In de mistige ochtend van 16 oktober 1940 kwamen dertien arbeiders en een buschauffeur om het leven toen hun bus op een trein botste in de buurt van Ranum, bij Winsum. De arbeiders waren op weg naar kamp De Slikken, ten noorden van Westernieland, om te werken in de inpoldering van het kweldergebied.
In 1939 was er begonnen met de bedijking van de kwelders ten noorden van Westernieland. Dit werd gedaan door arbeiders van de Rijksdienst voor de Werkverruiming. Door de werkverschaffing probeerde de overheid de hoge werkloosheid in Nederland tegen te gaan. Het inpolderen was zwaar werk, maar de werklozen waren min of meer gedwongen om het werk aan te nemen: weigering betekende geen financiële bijstand.
Bij het gehucht Kaakhorn werden twee barakken gebouwd om de arbeiders, die uit heel Nederland kwamen, te kunnen huisvesten. Het aantal arbeiders groeide in een rap tempo en het complex werd al snel te klein. Een kilometer noordelijk van het gehucht werd het nieuwe kamp ‘De Slikken’ gebouwd.
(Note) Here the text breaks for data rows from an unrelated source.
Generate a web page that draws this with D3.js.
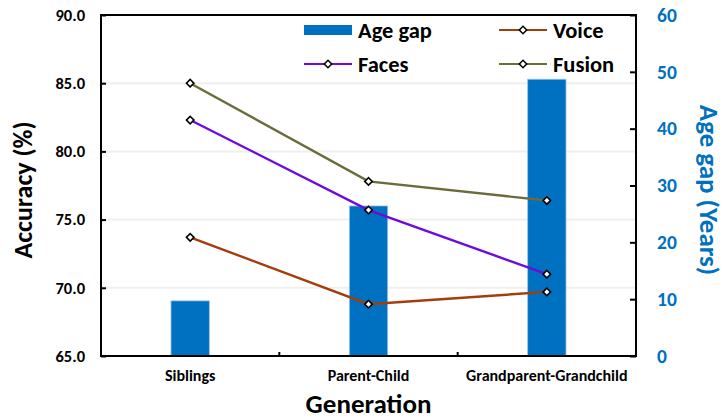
<!DOCTYPE html>
<html lang="en">
<head>
  <meta charset="UTF-8" />
  <title>Accuracy and age gap by generation</title>
  <script src="https://d3js.org/d3.v7.min.js"></script>
  <style>
    body {
      margin: 0;
      padding: 0;
      background: #fff;
      font-family: Calibri, Carlito, Lato, sans-serif;
    }
    svg text {
      font-weight: bold;
      font-family: Calibri, Carlito, Lato, sans-serif;
    }
  </style>
</head>
<body>
  <div id="chart"></div>

  <script>
    const generations = ["Siblings", "Parent-Child", "Grandparent-Grandchild"];
    const ageGap = [9.7, 26.4, 48.7];
    const voice = [73.7, 68.8, 69.7];
    const faces = [82.3, 75.7, 71.0];
    const fusion = [85.0, 77.8, 76.4];
    const accTicks = [65, 70, 75, 80, 85, 90];
    const gapTicks = [0, 10, 20, 30, 40, 50, 60];

    const lineSeries = [
      { name: "Voice", values: voice, color: "#A33E0A" },
      { name: "Faces", values: faces, color: "#6F0AD8" },
      { name: "Fusion", values: fusion, color: "#6B6B3B" },
    ];

    const W = 727, H = 420;
    const margin = { top: 15, right: 91, bottom: 64, left: 101 };
    const width = W - margin.left - margin.right;
    const height = H - margin.top - margin.bottom;
    const blue = "#0070C0";

    const svg = d3
      .select("#chart")
      .append("svg")
      .attr("width", W)
      .attr("height", H);

    const g = svg.append("g").attr("transform", `translate(${margin.left},${margin.top})`);

    const x = d3.scaleBand().domain(generations).range([0, width]);
    const y = d3.scaleLinear().domain([65, 90]).range([height, 0]);
    const y2 = d3.scaleLinear().domain([0, 60]).range([height, 0]);

    // grid lines
    g.append("g")
      .selectAll("line")
      .data(accTicks.filter((t) => t > 65 && t < 90))
      .enter()
      .append("line")
      .attr("x1", 1)
      .attr("x2", width)
      .attr("y1", (d) => y(d))
      .attr("y2", (d) => y(d))
      .attr("stroke", "#EFEFEF")
      .attr("stroke-width", 2);

    // legend background covers grid
    g.append("rect")
      .attr("x", 2)
      .attr("y", 2)
      .attr("width", width - 4)
      .attr("height", 64)
      .attr("fill", "#fff");

    // bars
    const barW = x.bandwidth() * 0.215;
    g.selectAll(".bar")
      .data(generations)
      .enter()
      .append("rect")
      .attr("class", "bar")
      .attr("x", (d) => x(d) + x.bandwidth() / 2 - barW / 2)
      .attr("width", barW)
      .attr("y", (d, i) => y2(ageGap[i]))
      .attr("height", (d, i) => height - y2(ageGap[i]))
      .attr("fill", blue)
      .attr("stroke", "#9DC3E6")
      .attr("stroke-width", 0.8);

    // lines
    const line = d3
      .line()
      .x((d, i) => x(generations[i]) + x.bandwidth() / 2)
      .y((d) => y(d));

    lineSeries.forEach((s) => {
      g.append("path")
        .datum(s.values)
        .attr("fill", "none")
        .attr("stroke", s.color)
        .attr("stroke-width", 2.4)
        .attr("d", line);
    });

    // square turned 45 degrees, like the Excel diamond marker
    const diamond = d3.symbol().type(d3.symbolSquare).size(28);
    lineSeries.forEach((s) => {
      g.selectAll(null)
        .data(s.values)
        .enter()
        .append("path")
        .attr("d", diamond)
        .attr("transform", (d, i) => `translate(${x(generations[i]) + x.bandwidth() / 2},${y(d)}) rotate(45)`)
        .attr("fill", "#fff")
        .attr("stroke", "#000")
        .attr("stroke-width", 1.6);
    });

    // frame
    g.append("rect")
      .attr("width", width)
      .attr("height", height)
      .attr("fill", "none")
      .attr("stroke", "#000")
      .attr("stroke-width", 2);

    // left axis
    const axL = g.append("g").call(
      d3.axisLeft(y).tickValues(accTicks).tickSize(-5).tickPadding(16).tickFormat(d3.format(".1f"))
    );
    axL.select(".domain").remove();
    axL.selectAll("line").attr("stroke", "#000").attr("stroke-width", 2);
    axL.selectAll("text").attr("font-size", 16.5).attr("fill", "#000").attr("font-family", null);

    // right axis
    const axR = g.append("g")
      .attr("transform", `translate(${width},0)`)
      .call(d3.axisRight(y2).tickValues(gapTicks).tickSize(-6).tickPadding(21));
    axR.select(".domain").remove();
    axR.selectAll("line").attr("stroke", "#000").attr("stroke-width", 2);
    axR.selectAll("text").attr("font-size", 19.5).attr("fill", blue).attr("font-family", null);

    // bottom axis
    const axB = g.append("g")
      .attr("transform", `translate(0,${height})`)
      .call(d3.axisBottom(x).tickSize(0).tickPadding(14));
    axB.select(".domain").remove();
    axB.selectAll("text").attr("font-size", 16).attr("fill", "#000").attr("font-family", null);
    g.append("g")
      .selectAll("line")
      .data(generations.slice(1))
      .enter()
      .append("line")
      .attr("x1", (d) => x(d))
      .attr("x2", (d) => x(d))
      .attr("y1", height)
      .attr("y2", height - 4)
      .attr("stroke", "#000")
      .attr("stroke-width", 2);

    // axis titles
    svg.append("text")
      .attr("transform", `translate(32,190) rotate(-90)`)
      .attr("text-anchor", "middle")
      .attr("font-size", 26)
      .attr("fill", "#000")
      .text("Accuracy (%)");

    svg.append("text")
      .attr("transform", `translate(700,190) rotate(90)`)
      .attr("text-anchor", "middle")
      .attr("font-size", 27)
      .attr("fill", blue)
      .text("Age gap (Years)");

    svg.append("text")
      .attr("x", margin.left + width / 2)
      .attr("y", 413)
      .attr("text-anchor", "middle")
      .attr("font-size", 27)
      .attr("fill", "#000")
      .text("Generation");

    // legend
    const legendItems = [
      { name: "Age gap", type: "bar", color: blue, lx: 203, ly: 15 },
      { name: "Voice", type: "line", color: lineSeries[0].color, lx: 398, ly: 15 },
      { name: "Faces", type: "line", color: lineSeries[1].color, lx: 203, ly: 49 },
      { name: "Fusion", type: "line", color: lineSeries[2].color, lx: 398, ly: 49 },
    ];
    const legend = g.append("g");
    legendItems.forEach((it) => {
      const li = legend.append("g").attr("transform", `translate(${it.lx},${it.ly})`);
      if (it.type === "bar") {
        li.append("rect")
          .attr("x", 0)
          .attr("y", -5)
          .attr("width", 48)
          .attr("height", 10)
          .attr("fill", it.color);
      } else {
        li.append("line")
          .attr("x1", 0)
          .attr("x2", 48)
          .attr("stroke", it.color)
          .attr("stroke-width", 2);
        li.append("path")
          .attr("d", diamond)
          .attr("transform", "translate(24,0) rotate(45)")
          .attr("fill", "#fff")
          .attr("stroke", "#000")
          .attr("stroke-width", 1.5);
      }
      li.append("text")
        .attr("x", 54)
        .attr("y", 0)
        .attr("dy", "0.35em")
        .attr("font-size", 22.5)
        .attr("fill", "#000")
        .text(it.name);
    });
  </script>
</body>
</html>
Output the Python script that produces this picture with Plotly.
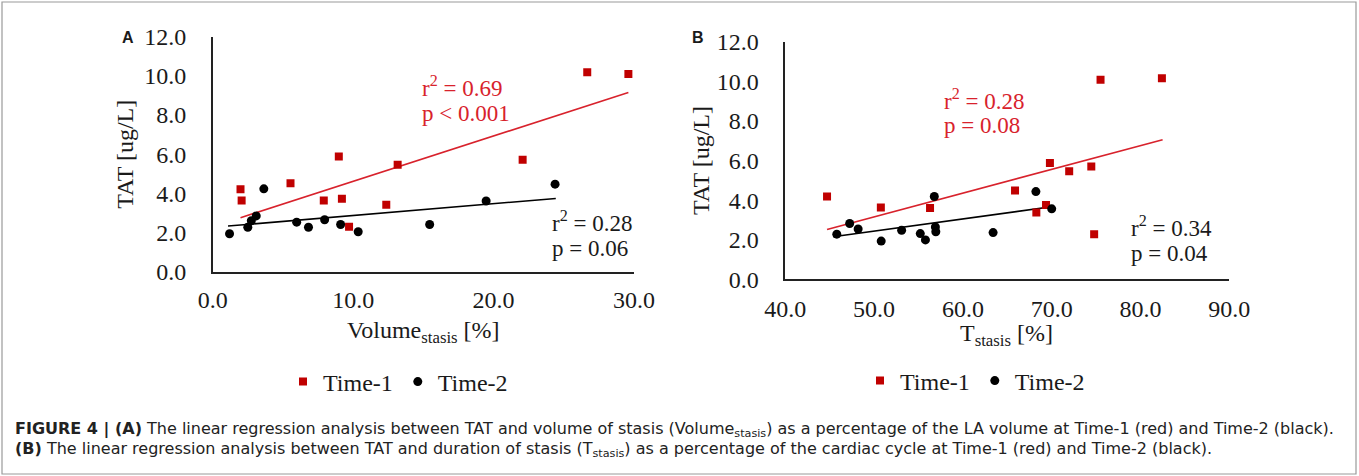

De uitbraak van de Tweede Wereldoorlog maakte geen einde aan de bedijking van de kwelder, maar vertraagde het proces wel. Daarnaast staken er hevige stormen op die de inpoldering bemoeilijkten. In het kamp De Slikken verbleven in die tijd doordeweeks 600 arbeiders. De rest werd dagelijks in twintig bussen van Groningen naar Westernieland vervoerd.
Het ongeluk bij Ranum, waarbij een bus met arbeiders op een trein botste, gebeurde op de spoorlijn tussen Winsum en Zoutkamp. Wegens teruglopende reizigersaantallen werd in 1938 besloten om deze ‘Marnelijn’ enkel nog in te zetten voor goederenvervoer; reizigers waren aangewezen op autobussen.
In het begin van de Tweede Wereldoorlog ontstond er echter een brandstofschaarste voor autobussen. In juni 1940 begonnen daarom weer personentreinen te rijden op het traject, met een dienstregeling van dagelijks vijf retourritten. Dit duurde slechts een klein halfjaar. In de herfst van 1942 werd de spoorlijn op last van de Duitse bezetter geheel gesloten en opgebroken. De rails werden afgevoerd naar het oostfront.
Tussen 1946 en 1949 werden in het kamp 500 tot 800 NSB’ers gehuisvest. De polder werd in 1947 voltooid en zou bekend komen te staan als de ‘Linthorst-Homanpolder’. Naast het inpolderen moesten de gevangenen ook een aantal volksvestigingshuizen bouwen in Kaakhorn. Een aantal van die woningen was bestemd voor de kampopzichters. Kamp De Slikken werd in 1951 gesloten. De meeste barakken zijn daarna gesloopt, maar een drietal is nog in gebruik als groepsaccommodatie.